### INPUT FOR THIS TASK
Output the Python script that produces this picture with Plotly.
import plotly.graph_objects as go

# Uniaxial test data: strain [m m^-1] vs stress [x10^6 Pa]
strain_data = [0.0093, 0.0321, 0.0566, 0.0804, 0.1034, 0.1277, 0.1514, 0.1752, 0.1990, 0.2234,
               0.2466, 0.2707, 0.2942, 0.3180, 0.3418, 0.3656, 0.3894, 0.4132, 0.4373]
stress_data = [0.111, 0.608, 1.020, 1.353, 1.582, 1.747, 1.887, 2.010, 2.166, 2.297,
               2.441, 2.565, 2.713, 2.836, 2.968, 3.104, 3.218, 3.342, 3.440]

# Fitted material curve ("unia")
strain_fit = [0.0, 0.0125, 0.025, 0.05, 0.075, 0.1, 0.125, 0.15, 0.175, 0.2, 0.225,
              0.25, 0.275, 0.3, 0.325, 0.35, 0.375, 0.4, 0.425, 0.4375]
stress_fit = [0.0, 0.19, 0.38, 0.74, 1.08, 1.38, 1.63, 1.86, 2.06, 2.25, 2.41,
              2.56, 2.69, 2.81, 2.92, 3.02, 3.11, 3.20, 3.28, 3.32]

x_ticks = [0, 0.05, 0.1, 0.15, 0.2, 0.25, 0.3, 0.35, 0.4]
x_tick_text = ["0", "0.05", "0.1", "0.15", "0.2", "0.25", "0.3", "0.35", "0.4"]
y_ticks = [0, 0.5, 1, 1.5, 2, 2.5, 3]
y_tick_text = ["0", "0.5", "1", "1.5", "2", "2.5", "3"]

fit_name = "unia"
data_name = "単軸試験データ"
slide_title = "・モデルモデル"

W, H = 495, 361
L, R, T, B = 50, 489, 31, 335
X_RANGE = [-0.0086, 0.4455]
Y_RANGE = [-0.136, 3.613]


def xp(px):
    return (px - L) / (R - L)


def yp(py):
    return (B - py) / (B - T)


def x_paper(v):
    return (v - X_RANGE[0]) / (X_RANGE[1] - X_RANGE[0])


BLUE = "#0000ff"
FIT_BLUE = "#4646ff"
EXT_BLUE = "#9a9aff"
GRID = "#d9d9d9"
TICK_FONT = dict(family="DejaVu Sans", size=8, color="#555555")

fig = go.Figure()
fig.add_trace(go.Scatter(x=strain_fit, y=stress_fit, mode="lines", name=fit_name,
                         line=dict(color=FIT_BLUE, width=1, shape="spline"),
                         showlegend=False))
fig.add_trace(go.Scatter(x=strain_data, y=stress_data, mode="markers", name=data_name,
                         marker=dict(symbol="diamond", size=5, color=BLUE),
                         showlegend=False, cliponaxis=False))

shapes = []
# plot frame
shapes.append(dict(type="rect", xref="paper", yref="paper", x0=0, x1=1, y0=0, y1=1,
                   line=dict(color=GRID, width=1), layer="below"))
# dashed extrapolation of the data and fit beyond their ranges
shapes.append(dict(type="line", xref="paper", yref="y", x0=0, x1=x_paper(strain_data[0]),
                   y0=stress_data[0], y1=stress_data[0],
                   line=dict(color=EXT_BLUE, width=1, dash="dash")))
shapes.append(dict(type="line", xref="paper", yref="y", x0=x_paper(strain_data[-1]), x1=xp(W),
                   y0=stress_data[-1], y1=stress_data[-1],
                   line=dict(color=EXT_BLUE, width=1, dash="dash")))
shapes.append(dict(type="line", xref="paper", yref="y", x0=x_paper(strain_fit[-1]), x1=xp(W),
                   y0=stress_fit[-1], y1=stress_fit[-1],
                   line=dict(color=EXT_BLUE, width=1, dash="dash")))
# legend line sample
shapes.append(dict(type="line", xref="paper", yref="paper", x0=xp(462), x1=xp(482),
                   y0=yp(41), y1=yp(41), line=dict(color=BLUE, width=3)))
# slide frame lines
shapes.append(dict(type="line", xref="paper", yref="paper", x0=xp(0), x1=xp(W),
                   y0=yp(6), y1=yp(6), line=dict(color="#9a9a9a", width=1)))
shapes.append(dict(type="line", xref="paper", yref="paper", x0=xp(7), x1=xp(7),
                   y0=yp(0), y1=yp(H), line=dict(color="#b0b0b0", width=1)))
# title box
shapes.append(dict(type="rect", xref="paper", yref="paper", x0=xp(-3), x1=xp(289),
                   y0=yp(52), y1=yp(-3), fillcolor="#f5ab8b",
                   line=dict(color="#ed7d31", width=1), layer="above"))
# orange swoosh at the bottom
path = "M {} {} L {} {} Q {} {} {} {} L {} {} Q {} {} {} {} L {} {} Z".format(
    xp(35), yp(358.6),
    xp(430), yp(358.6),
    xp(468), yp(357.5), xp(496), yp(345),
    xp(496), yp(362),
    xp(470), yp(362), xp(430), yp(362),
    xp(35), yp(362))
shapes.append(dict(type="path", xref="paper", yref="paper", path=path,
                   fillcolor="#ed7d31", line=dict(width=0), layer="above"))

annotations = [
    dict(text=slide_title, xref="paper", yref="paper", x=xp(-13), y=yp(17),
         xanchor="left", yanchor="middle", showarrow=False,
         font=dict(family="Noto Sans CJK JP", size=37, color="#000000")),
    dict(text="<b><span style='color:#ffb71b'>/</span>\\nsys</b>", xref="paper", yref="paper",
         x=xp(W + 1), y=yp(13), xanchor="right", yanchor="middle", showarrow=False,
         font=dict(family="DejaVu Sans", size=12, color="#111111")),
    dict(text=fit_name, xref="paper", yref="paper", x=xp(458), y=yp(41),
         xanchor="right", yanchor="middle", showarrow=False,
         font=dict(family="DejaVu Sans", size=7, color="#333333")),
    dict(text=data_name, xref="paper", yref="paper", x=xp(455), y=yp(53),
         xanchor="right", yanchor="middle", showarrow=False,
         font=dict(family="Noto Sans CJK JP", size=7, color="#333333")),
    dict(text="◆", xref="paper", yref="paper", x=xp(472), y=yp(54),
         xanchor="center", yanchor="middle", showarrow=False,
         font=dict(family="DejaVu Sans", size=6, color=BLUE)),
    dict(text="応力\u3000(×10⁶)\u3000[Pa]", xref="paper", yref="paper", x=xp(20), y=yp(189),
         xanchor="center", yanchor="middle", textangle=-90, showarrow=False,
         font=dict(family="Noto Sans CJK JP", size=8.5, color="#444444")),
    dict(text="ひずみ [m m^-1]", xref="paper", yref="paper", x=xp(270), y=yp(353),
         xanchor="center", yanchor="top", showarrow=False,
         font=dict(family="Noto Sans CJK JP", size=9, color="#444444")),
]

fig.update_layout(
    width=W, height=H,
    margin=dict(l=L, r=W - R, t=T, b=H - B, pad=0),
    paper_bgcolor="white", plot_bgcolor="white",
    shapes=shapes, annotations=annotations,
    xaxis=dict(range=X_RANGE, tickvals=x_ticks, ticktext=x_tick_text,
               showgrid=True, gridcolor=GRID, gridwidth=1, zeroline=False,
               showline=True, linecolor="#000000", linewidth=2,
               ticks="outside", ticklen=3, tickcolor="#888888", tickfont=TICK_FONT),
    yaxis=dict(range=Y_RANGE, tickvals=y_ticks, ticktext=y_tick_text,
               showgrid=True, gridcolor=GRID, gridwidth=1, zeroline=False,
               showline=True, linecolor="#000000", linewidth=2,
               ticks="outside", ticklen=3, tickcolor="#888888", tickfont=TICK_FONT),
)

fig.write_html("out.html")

--

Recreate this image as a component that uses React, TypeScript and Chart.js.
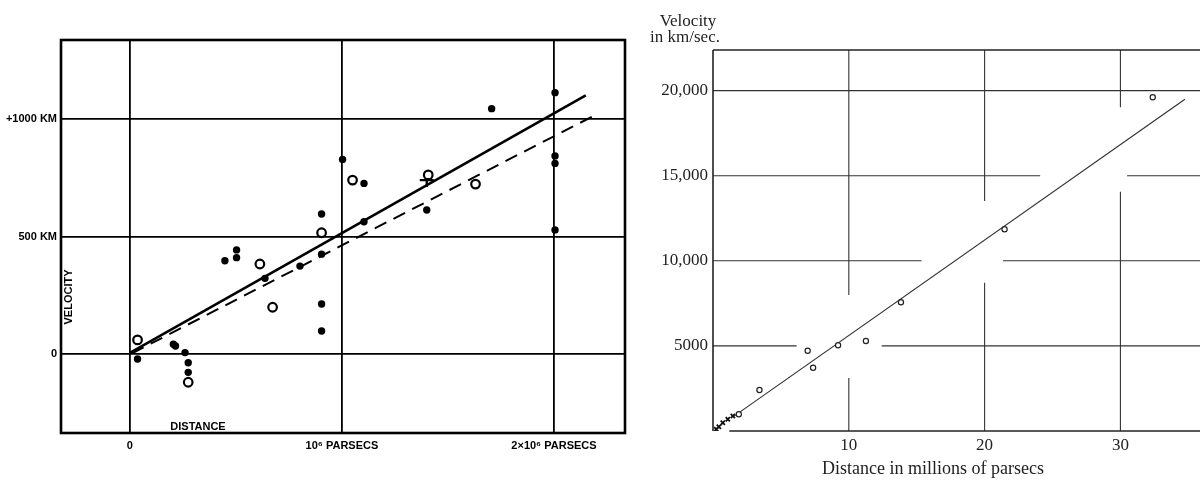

### DIRECTIVE
With the first line being the one containing "Output the Python" and the last line the one containing "2.56, 2.69, 2.81, 2.92, 3.02, 3.11, 3.20, 3.28, 3.32]", transcribe exactly the lines above that fall in that range.

### THE COMPLETED TASK
Output the Python script that produces this picture with Plotly.
import plotly.graph_objects as go

# Uniaxial test data: strain [m m^-1] vs stress [x10^6 Pa]
strain_data = [0.0093, 0.0321, 0.0566, 0.0804, 0.1034, 0.1277, 0.1514, 0.1752, 0.1990, 0.2234,
               0.2466, 0.2707, 0.2942, 0.3180, 0.3418, 0.3656, 0.3894, 0.4132, 0.4373]
stress_data = [0.111, 0.608, 1.020, 1.353, 1.582, 1.747, 1.887, 2.010, 2.166, 2.297,
               2.441, 2.565, 2.713, 2.836, 2.968, 3.104, 3.218, 3.342, 3.440]

# Fitted material curve ("unia")
strain_fit = [0.0, 0.0125, 0.025, 0.05, 0.075, 0.1, 0.125, 0.15, 0.175, 0.2, 0.225,
              0.25, 0.275, 0.3, 0.325, 0.35, 0.375, 0.4, 0.425, 0.4375]
stress_fit = [0.0, 0.19, 0.38, 0.74, 1.08, 1.38, 1.63, 1.86, 2.06, 2.25, 2.41,
              2.56, 2.69, 2.81, 2.92, 3.02, 3.11, 3.20, 3.28, 3.32]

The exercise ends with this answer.